* BEGIN Supplied data *

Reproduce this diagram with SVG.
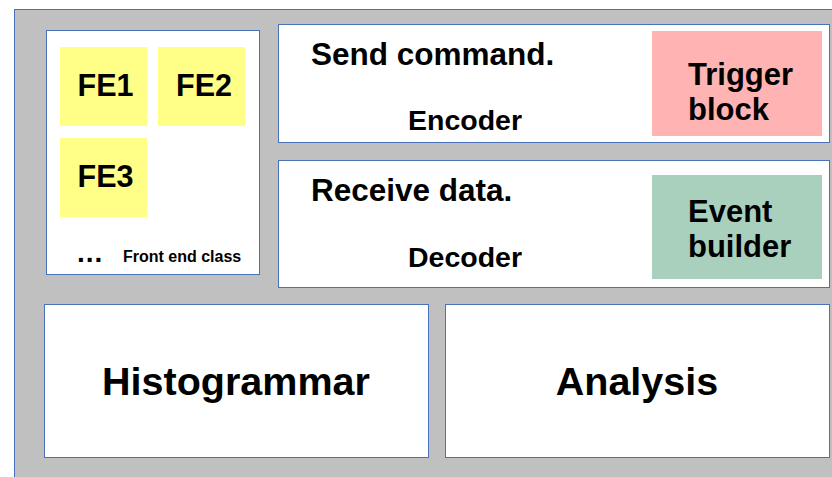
<svg xmlns="http://www.w3.org/2000/svg" width="832" height="477" viewBox="0 0 832 477">
  <style>
    .frame { fill: #c0c0c0; stroke: #4a72b8; stroke-width: 1; }
    .box { fill: #ffffff; stroke: #4a72b8; stroke-width: 1; }
    .fe { fill: #ffff88; }
    text { font-family: "Liberation Sans", Arial, sans-serif; font-weight: bold; fill: #000000; }
  </style>
  <rect width="832" height="477" fill="#ffffff"/>
  <rect id="system" class="frame" x="14.5" y="9.5" width="830" height="480"/>

  <g id="frontend-class">
    <rect class="box" x="46.5" y="30.5" width="213" height="244"/>
    <text x="77" y="262" font-size="28" letter-spacing="1">...</text>
    <text x="123" y="262" font-size="16">Front end class</text>
  </g>
  <g id="fe1">
    <rect class="fe" x="60" y="47" width="87" height="79"/>
    <text x="105.5" y="96" font-size="30.5" text-anchor="middle">FE1</text>
  </g>
  <g id="fe2">
    <rect class="fe" x="158" y="47" width="87" height="79"/>
    <text x="204" y="96" font-size="30.5" text-anchor="middle">FE2</text>
  </g>
  <g id="fe3">
    <rect class="fe" x="60" y="138" width="87" height="79"/>
    <text x="105.5" y="186.5" font-size="30.5" text-anchor="middle">FE3</text>
  </g>

  <g id="encoder">
    <rect class="box" x="278.5" y="24.5" width="551" height="118"/>
    <text x="311" y="65" font-size="31.5">Send command.</text>
    <text x="465" y="130" font-size="28.5" text-anchor="middle">Encoder</text>
  </g>
  <g id="trigger-block">
    <rect x="652" y="31" width="170" height="105" fill="#ffb3b3"/>
    <text x="688" y="85" font-size="31">Trigger</text>
    <text x="688" y="120" font-size="31">block</text>
  </g>

  <g id="decoder">
    <rect class="box" x="278.5" y="160.5" width="551" height="127"/>
    <text x="311" y="201" font-size="31.5">Receive data.</text>
    <text x="465" y="267" font-size="28.5" text-anchor="middle">Decoder</text>
  </g>
  <g id="event-builder">
    <rect x="652" y="175" width="170" height="104" fill="#a8d0bd"/>
    <text x="688" y="222" font-size="31">Event</text>
    <text x="688" y="257" font-size="31">builder</text>
  </g>

  <g id="histogrammar">
    <rect class="box" x="44.5" y="304.5" width="384" height="153"/>
    <text x="236" y="395" font-size="39.5" text-anchor="middle">Histogrammar</text>
  </g>
  <g id="analysis">
    <rect class="box" x="445.5" y="304.5" width="384" height="153"/>
    <text x="637" y="395" font-size="39.5" text-anchor="middle">Analysis</text>
  </g>

  <g id="connectors"/>
</svg>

* END Supplied data *

Replicate the material above verbatim; images stay out of the copy.

- Answer to this exercise -
Reproduce this diagram with SVG.
<svg xmlns="http://www.w3.org/2000/svg" width="832" height="477" viewBox="0 0 832 477">
  <style>
    .frame { fill: #c0c0c0; stroke: #4a72b8; stroke-width: 1; }
    .box { fill: #ffffff; stroke: #4a72b8; stroke-width: 1; }
    .fe { fill: #ffff88; }
    text { font-family: "Liberation Sans", Arial, sans-serif; font-weight: bold; fill: #000000; }
  </style>
  <rect width="832" height="477" fill="#ffffff"/>
  <rect id="system" class="frame" x="14.5" y="9.5" width="830" height="480"/>

  <g id="frontend-class">
    <rect class="box" x="46.5" y="30.5" width="213" height="244"/>
    <text x="77" y="262" font-size="28" letter-spacing="1">...</text>
    <text x="123" y="262" font-size="16">Front end class</text>
  </g>
  <g id="fe1">
    <rect class="fe" x="60" y="47" width="87" height="79"/>
    <text x="105.5" y="96" font-size="30.5" text-anchor="middle">FE1</text>
  </g>
  <g id="fe2">
    <rect class="fe" x="158" y="47" width="87" height="79"/>
    <text x="204" y="96" font-size="30.5" text-anchor="middle">FE2</text>
  </g>
  <g id="fe3">
    <rect class="fe" x="60" y="138" width="87" height="79"/>
    <text x="105.5" y="186.5" font-size="30.5" text-anchor="middle">FE3</text>
  </g>

  <g id="encoder">
    <rect class="box" x="278.5" y="24.5" width="551" height="118"/>
    <text x="311" y="65" font-size="31.5">Send command.</text>
    <text x="465" y="130" font-size="28.5" text-anchor="middle">Encoder</text>
  </g>
  <g id="trigger-block">
    <rect x="652" y="31" width="170" height="105" fill="#ffb3b3"/>
    <text x="688" y="85" font-size="31">Trigger</text>
    <text x="688" y="120" font-size="31">block</text>
  </g>

  <g id="decoder">
    <rect class="box" x="278.5" y="160.5" width="551" height="127"/>
    <text x="311" y="201" font-size="31.5">Receive data.</text>
    <text x="465" y="267" font-size="28.5" text-anchor="middle">Decoder</text>
  </g>
  <g id="event-builder">
    <rect x="652" y="175" width="170" height="104" fill="#a8d0bd"/>
    <text x="688" y="222" font-size="31">Event</text>
    <text x="688" y="257" font-size="31">builder</text>
  </g>

  <g id="histogrammar">
    <rect class="box" x="44.5" y="304.5" width="384" height="153"/>
    <text x="236" y="395" font-size="39.5" text-anchor="middle">Histogrammar</text>
  </g>
  <g id="analysis">
    <rect class="box" x="445.5" y="304.5" width="384" height="153"/>
    <text x="637" y="395" font-size="39.5" text-anchor="middle">Analysis</text>
  </g>

  <g id="connectors"/>
</svg>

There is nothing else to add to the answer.